→ GIVEN ENTRIES
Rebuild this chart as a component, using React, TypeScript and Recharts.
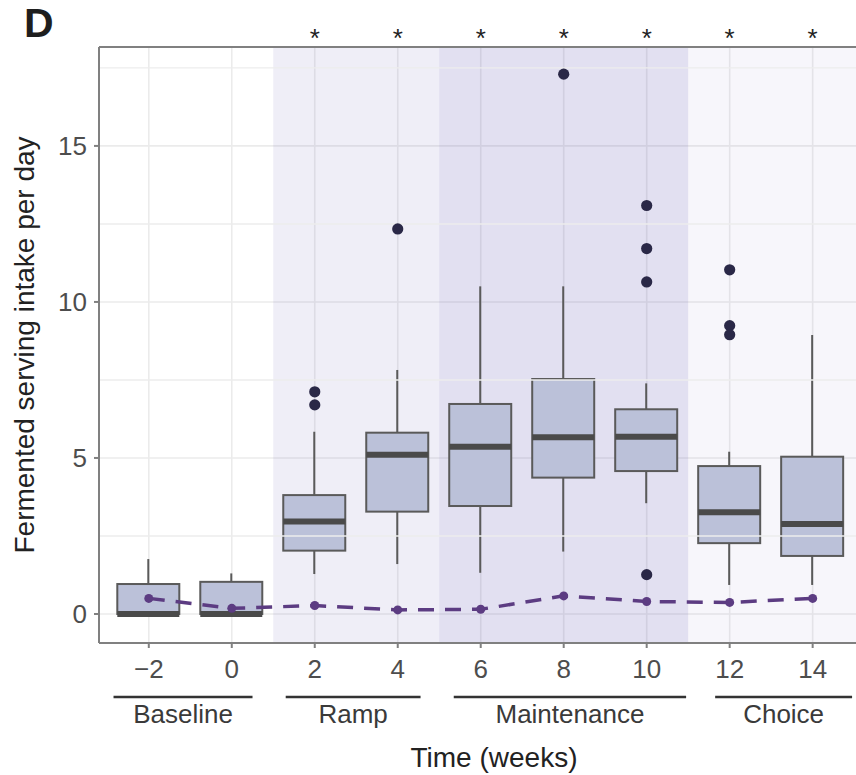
import React from 'react';
import {
  ComposedChart,
  Bar,
  Line,
  Scatter,
  XAxis,
  YAxis,
  CartesianGrid,
  ReferenceArea,
  ReferenceLine,
  ReferenceDot,
} from 'recharts';

// ---- data ----
const weeks = [-2, 0, 2, 4, 6, 8, 10, 12, 14];
const whiskerLow = [0, 0, 1.28, 1.6, 1.32, 2.0, 3.55, 0.93, 0.93];
const q1 = [0, 0, 2.03, 3.28, 3.46, 4.37, 4.58, 2.27, 1.86];
const median = [0, 0, 2.96, 5.1, 5.36, 5.66, 5.68, 3.26, 2.88];
const q3 = [0.96, 1.03, 3.81, 5.81, 6.73, 7.53, 6.56, 4.74, 5.04];
const whiskerHigh = [1.76, 1.3, 5.84, 7.82, 10.5, 10.5, 7.39, 5.2, 8.94];
const meanValues = [0.5, 0.18, 0.27, 0.13, 0.15, 0.58, 0.4, 0.37, 0.5];

const outlierWeeks = [2, 2, 4, 8, 10, 10, 10, 10, 12, 12, 12];
const outlierValues = [7.12, 6.7, 12.34, 17.3, 13.09, 11.71, 10.64, 1.26, 11.03, 9.24, 8.95];

const starWeeks = [2, 4, 6, 8, 10, 12, 14];
const starLabels = ['*', '*', '*', '*', '*', '*', '*'];
const yTicks = [0, 5, 10, 15];
const yMinorTicks = [2.5, 7.5, 12.5, 17.5];

const phaseNames = ['Baseline', 'Ramp', 'Maintenance', 'Choice'];
const phaseStart = [-2.85, 1.3, 5.35, 11.65];
const phaseEnd = [0.5, 4.55, 10.95, 14.95];

const shadeStart = [1, 5, 11];
const shadeEnd = [5, 11, 15.84];
const shadeOpacity = [0.1, 0.18, 0.05];

// ---- derived tables ----
const boxData = weeks.map((w, i) => ({
  week: w,
  range: [whiskerLow[i], whiskerHigh[i]],
  wlo: whiskerLow[i],
  q1: q1[i],
  med: median[i],
  q3: q3[i],
  whi: whiskerHigh[i],
  mean: meanValues[i],
}));

const outlierData = outlierWeeks.map((w, i) => ({ week: w, value: outlierValues[i] }));

// ---- styles ----
const X_DOMAIN: [number, number] = [-3.2, 15.84];
const Y_DOMAIN: [number, number] = [-0.93, 18.17];
const BRACKET_Y = -2.66;
const STAR_Y = 18.45;
const AXIS_GRAY = '#808080';
const FONT = '"Liberation Sans", Arial, Helvetica, sans-serif';

const BoxShape = (props: any) => {
  const { x, y, width, height, payload } = props;
  if (!payload) return null;
  const top = Math.min(y, y + height);
  const bot = Math.max(y, y + height);
  const span = payload.whi - payload.wlo;
  const k = span > 0 ? (bot - top) / span : 0;
  const py = (v: number) => top + (payload.whi - v) * k;
  const cx = x + width / 2;
  return (
    <g>
      <line x1={cx} x2={cx} y1={py(payload.whi)} y2={py(payload.q3)} stroke="#5a5a5a" strokeWidth={2} />
      <line x1={cx} x2={cx} y1={py(payload.q1)} y2={py(payload.wlo)} stroke="#5a5a5a" strokeWidth={2} />
      <rect
        x={x}
        y={py(payload.q3)}
        width={width}
        height={Math.max(0, py(payload.q1) - py(payload.q3))}
        fill="#bbc1d9"
        stroke="#5a5a5a"
        strokeWidth={2}
      />
      <line x1={x} x2={x + width} y1={py(payload.med)} y2={py(payload.med)} stroke="#4a4a4a" strokeWidth={6} />
    </g>
  );
};

const fmtX = (v: number) => (v < 0 ? `\u2212${Math.abs(v)}` : String(v));

export default function App() {
  return (
    <div
      style={{
        position: 'fixed',
        left: 0,
        top: 0,
        width: 856,
        height: 775,
        overflow: 'hidden',
        background: '#fff',
        fontFamily: FONT,
      }}
    >
      <div
        style={{
          position: 'absolute',
          left: 24,
          top: 0,
          fontSize: 41,
          fontWeight: 'bold',
          color: '#1e1e1e',
          lineHeight: 'normal',
          fontFamily: FONT,
        }}
      >
        D
      </div>
      <ComposedChart
        width={900}
        height={775}
        data={boxData}
        margin={{ top: 0, right: 11, bottom: 0, left: 0 }}
        style={{ fontFamily: FONT }}
      >
        <CartesianGrid stroke="#ebebeb" strokeWidth={1.6} />
        {yMinorTicks.map((v) => (
          <ReferenceLine key={`m${v}`} y={v} stroke="#ededed" strokeWidth={1.4} />
        ))}
        {shadeStart.map((s, i) => (
          <ReferenceArea
            key={`s${i}`}
            x1={s}
            x2={shadeEnd[i]}
            fill="#5f55af"
            fillOpacity={shadeOpacity[i]}
            stroke="none"
          />
        ))}
        <XAxis
          xAxisId="top"
          orientation="top"
          type="number"
          domain={X_DOMAIN}
          allowDataOverflow
          height={47}
          axisLine={{ stroke: AXIS_GRAY, strokeWidth: 2 }}
          tickLine={false}
          tick={false}
        />
        <XAxis
          dataKey="week"
          type="number"
          domain={X_DOMAIN}
          allowDataOverflow
          ticks={weeks}
          interval={0}
          height={132}
          tickSize={5}
          tickMargin={12}
          tickFormatter={fmtX}
          tick={{ fontSize: 26, fill: '#4d4d4d' }}
          tickLine={{ stroke: AXIS_GRAY, strokeWidth: 2 }}
          axisLine={{ stroke: AXIS_GRAY, strokeWidth: 2 }}
          label={{ value: 'Time (weeks)', position: 'insideBottom', offset: 8, fontSize: 28, fill: '#222' }}
        />
        <YAxis
          type="number"
          domain={Y_DOMAIN}
          allowDataOverflow
          ticks={yTicks}
          interval={0}
          width={99}
          tickSize={5}
          tickMargin={7}
          tick={{ fontSize: 26, fill: '#4d4d4d' }}
          tickLine={{ stroke: AXIS_GRAY, strokeWidth: 2 }}
          axisLine={{ stroke: AXIS_GRAY, strokeWidth: 2 }}
          label={{
            value: 'Fermented serving intake per day',
            angle: -90,
            position: 'insideLeft',
            offset: 24,
            fontSize: 28,
            fill: '#222',
            style: { textAnchor: 'middle' },
          }}
        />
        <Bar dataKey="range" barSize={62} shape={<BoxShape />} isAnimationActive={false} />
        <Line
          dataKey="mean"
          type="linear"
          stroke="#5c3c82"
          strokeWidth={3.5}
          strokeDasharray="16 11"
          dot={{ r: 4.5, fill: '#5c3c82', stroke: '#5c3c82', strokeWidth: 0 }}
          activeDot={false}
          isAnimationActive={false}
        />
        <Scatter
          data={outlierData}
          dataKey="value"
          isAnimationActive={false}
          shape={(p: any) => <circle cx={p.cx} cy={p.cy} r={5.6} fill="#2a2847" />}
        />
        {phaseNames.map((n, i) => (
          <ReferenceLine
            key={n}
            segment={[
              { x: phaseStart[i], y: BRACKET_Y },
              { x: phaseEnd[i], y: BRACKET_Y },
            ]}
            stroke="#333"
            strokeWidth={2.5}
            ifOverflow="visible"
            label={{ value: n, position: 'bottom', offset: 8, fontSize: 26, fill: '#3a3a3a' }}
          />
        ))}
        {starWeeks.map((w, i) => (
          <ReferenceDot
            key={`star${w}`}
            x={w}
            y={STAR_Y}
            r={0}
            fill="none"
            stroke="none"
            ifOverflow="visible"
            label={{ value: starLabels[i], position: 'center', fontSize: 26, fill: '#222' }}
          />
        ))}
      </ComposedChart>
    </div>
  );
}
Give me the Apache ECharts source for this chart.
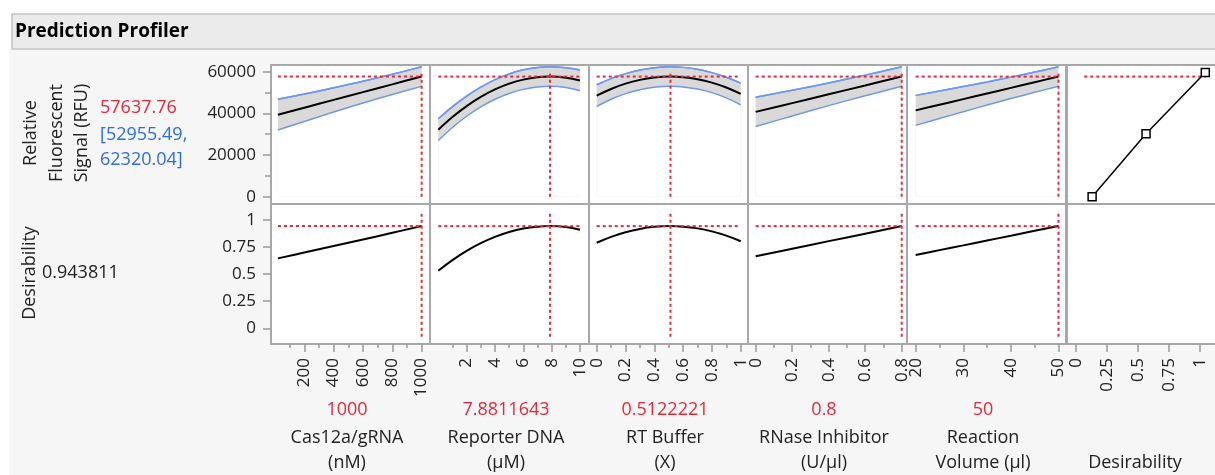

→ DIRECTIONS
Your task is an exact transcription of all the data, minus the pictures.

→ COMPLETED TASK
Rebuild this chart as a component, using React, TypeScript and Recharts.
import React from 'react';
import {
  ComposedChart,
  Bar,
  Line,
  Scatter,
  XAxis,
  YAxis,
  CartesianGrid,
  ReferenceArea,
  ReferenceLine,
  ReferenceDot,
} from 'recharts';

// ---- data ----
const weeks = [-2, 0, 2, 4, 6, 8, 10, 12, 14];
const whiskerLow = [0, 0, 1.28, 1.6, 1.32, 2.0, 3.55, 0.93, 0.93];
const q1 = [0, 0, 2.03, 3.28, 3.46, 4.37, 4.58, 2.27, 1.86];
const median = [0, 0, 2.96, 5.1, 5.36, 5.66, 5.68, 3.26, 2.88];
const q3 = [0.96, 1.03, 3.81, 5.81, 6.73, 7.53, 6.56, 4.74, 5.04];
const whiskerHigh = [1.76, 1.3, 5.84, 7.82, 10.5, 10.5, 7.39, 5.2, 8.94];
const meanValues = [0.5, 0.18, 0.27, 0.13, 0.15, 0.58, 0.4, 0.37, 0.5];

const outlierWeeks = [2, 2, 4, 8, 10, 10, 10, 10, 12, 12, 12];
const outlierValues = [7.12, 6.7, 12.34, 17.3, 13.09, 11.71, 10.64, 1.26, 11.03, 9.24, 8.95];

const starWeeks = [2, 4, 6, 8, 10, 12, 14];
const starLabels = ['*', '*', '*', '*', '*', '*', '*'];
const yTicks = [0, 5, 10, 15];
const yMinorTicks = [2.5, 7.5, 12.5, 17.5];

const phaseNames = ['Baseline', 'Ramp', 'Maintenance', 'Choice'];
const phaseStart = [-2.85, 1.3, 5.35, 11.65];
const phaseEnd = [0.5, 4.55, 10.95, 14.95];

const shadeStart = [1, 5, 11];
const shadeEnd = [5, 11, 15.84];
const shadeOpacity = [0.1, 0.18, 0.05];

// ---- derived tables ----
const boxData = weeks.map((w, i) => ({
  week: w,
  range: [whiskerLow[i], whiskerHigh[i]],
  wlo: whiskerLow[i],
  q1: q1[i],
  med: median[i],
  q3: q3[i],
  whi: whiskerHigh[i],
  mean: meanValues[i],
}));

const outlierData = outlierWeeks.map((w, i) => ({ week: w, value: outlierValues[i] }));

// ---- styles ----
const X_DOMAIN: [number, number] = [-3.2, 15.84];
const Y_DOMAIN: [number, number] = [-0.93, 18.17];
const BRACKET_Y = -2.66;
const STAR_Y = 18.45;
const AXIS_GRAY = '#808080';
const FONT = '"Liberation Sans", Arial, Helvetica, sans-serif';

const BoxShape = (props: any) => {
  const { x, y, width, height, payload } = props;
  if (!payload) return null;
  const top = Math.min(y, y + height);
  const bot = Math.max(y, y + height);
  const span = payload.whi - payload.wlo;
  const k = span > 0 ? (bot - top) / span : 0;
  const py = (v: number) => top + (payload.whi - v) * k;
  const cx = x + width / 2;
  return (
    <g>
      <line x1={cx} x2={cx} y1={py(payload.whi)} y2={py(payload.q3)} stroke="#5a5a5a" strokeWidth={2} />
      <line x1={cx} x2={cx} y1={py(payload.q1)} y2={py(payload.wlo)} stroke="#5a5a5a" strokeWidth={2} />
      <rect
        x={x}
        y={py(payload.q3)}
        width={width}
        height={Math.max(0, py(payload.q1) - py(payload.q3))}
        fill="#bbc1d9"
        stroke="#5a5a5a"
        strokeWidth={2}
      />
      <line x1={x} x2={x + width} y1={py(payload.med)} y2={py(payload.med)} stroke="#4a4a4a" strokeWidth={6} />
    </g>
  );
};

const fmtX = (v: number) => (v < 0 ? `\u2212${Math.abs(v)}` : String(v));

export default function App() {
  return (
    <div
      style={{
        position: 'fixed',
        left: 0,
        top: 0,
        width: 856,
        height: 775,
        overflow: 'hidden',
        background: '#fff',
        fontFamily: FONT,
      }}
    >
      <div
        style={{
          position: 'absolute',
          left: 24,
          top: 0,
          fontSize: 41,
          fontWeight: 'bold',
          color: '#1e1e1e',
          lineHeight: 'normal',
          fontFamily: FONT,
        }}
      >
        D
      </div>
      <ComposedChart
        width={900}
        height={775}
        data={boxData}
        margin={{ top: 0, right: 11, bottom: 0, left: 0 }}
        style={{ fontFamily: FONT }}
      >
        <CartesianGrid stroke="#ebebeb" strokeWidth={1.6} />
        {yMinorTicks.map((v) => (
          <ReferenceLine key={`m${v}`} y={v} stroke="#ededed" strokeWidth={1.4} />
        ))}
        {shadeStart.map((s, i) => (
          <ReferenceArea
            key={`s${i}`}
            x1={s}
            x2={shadeEnd[i]}
            fill="#5f55af"
            fillOpacity={shadeOpacity[i]}
            stroke="none"
          />
        ))}
        <XAxis
          xAxisId="top"
          orientation="top"
          type="number"
          domain={X_DOMAIN}
          allowDataOverflow
          height={47}
          axisLine={{ stroke: AXIS_GRAY, strokeWidth: 2 }}
          tickLine={false}
          tick={false}
        />
        <XAxis
          dataKey="week"
          type="number"
          domain={X_DOMAIN}
          allowDataOverflow
          ticks={weeks}
          interval={0}
          height={132}
          tickSize={5}
          tickMargin={12}
          tickFormatter={fmtX}
          tick={{ fontSize: 26, fill: '#4d4d4d' }}
          tickLine={{ stroke: AXIS_GRAY, strokeWidth: 2 }}
          axisLine={{ stroke: AXIS_GRAY, strokeWidth: 2 }}
          label={{ value: 'Time (weeks)', position: 'insideBottom', offset: 8, fontSize: 28, fill: '#222' }}
        />
        <YAxis
          type="number"
          domain={Y_DOMAIN}
          allowDataOverflow
          ticks={yTicks}
          interval={0}
          width={99}
          tickSize={5}
          tickMargin={7}
          tick={{ fontSize: 26, fill: '#4d4d4d' }}
          tickLine={{ stroke: AXIS_GRAY, strokeWidth: 2 }}
          axisLine={{ stroke: AXIS_GRAY, strokeWidth: 2 }}
          label={{
            value: 'Fermented serving intake per day',
            angle: -90,
            position: 'insideLeft',
            offset: 24,
            fontSize: 28,
            fill: '#222',
            style: { textAnchor: 'middle' },
          }}
        />
        <Bar dataKey="range" barSize={62} shape={<BoxShape />} isAnimationActive={false} />
        <Line
          dataKey="mean"
          type="linear"
          stroke="#5c3c82"
          strokeWidth={3.5}
          strokeDasharray="16 11"
          dot={{ r: 4.5, fill: '#5c3c82', stroke: '#5c3c82', strokeWidth: 0 }}
          activeDot={false}
          isAnimationActive={false}
        />
        <Scatter
          data={outlierData}
          dataKey="value"
          isAnimationActive={false}
          shape={(p: any) => <circle cx={p.cx} cy={p.cy} r={5.6} fill="#2a2847" />}
        />
        {phaseNames.map((n, i) => (
          <ReferenceLine
            key={n}
            segment={[
              { x: phaseStart[i], y: BRACKET_Y },
              { x: phaseEnd[i], y: BRACKET_Y },
            ]}
            stroke="#333"
            strokeWidth={2.5}
            ifOverflow="visible"
            label={{ value: n, position: 'bottom', offset: 8, fontSize: 26, fill: '#3a3a3a' }}
          />
        ))}
        {starWeeks.map((w, i) => (
          <ReferenceDot
            key={`star${w}`}
            x={w}
            y={STAR_Y}
            r={0}
            fill="none"
            stroke="none"
            ifOverflow="visible"
            label={{ value: starLabels[i], position: 'center', fontSize: 26, fill: '#222' }}
          />
        ))}
      </ComposedChart>
    </div>
  );
}
Give me the Apache ECharts source for this chart.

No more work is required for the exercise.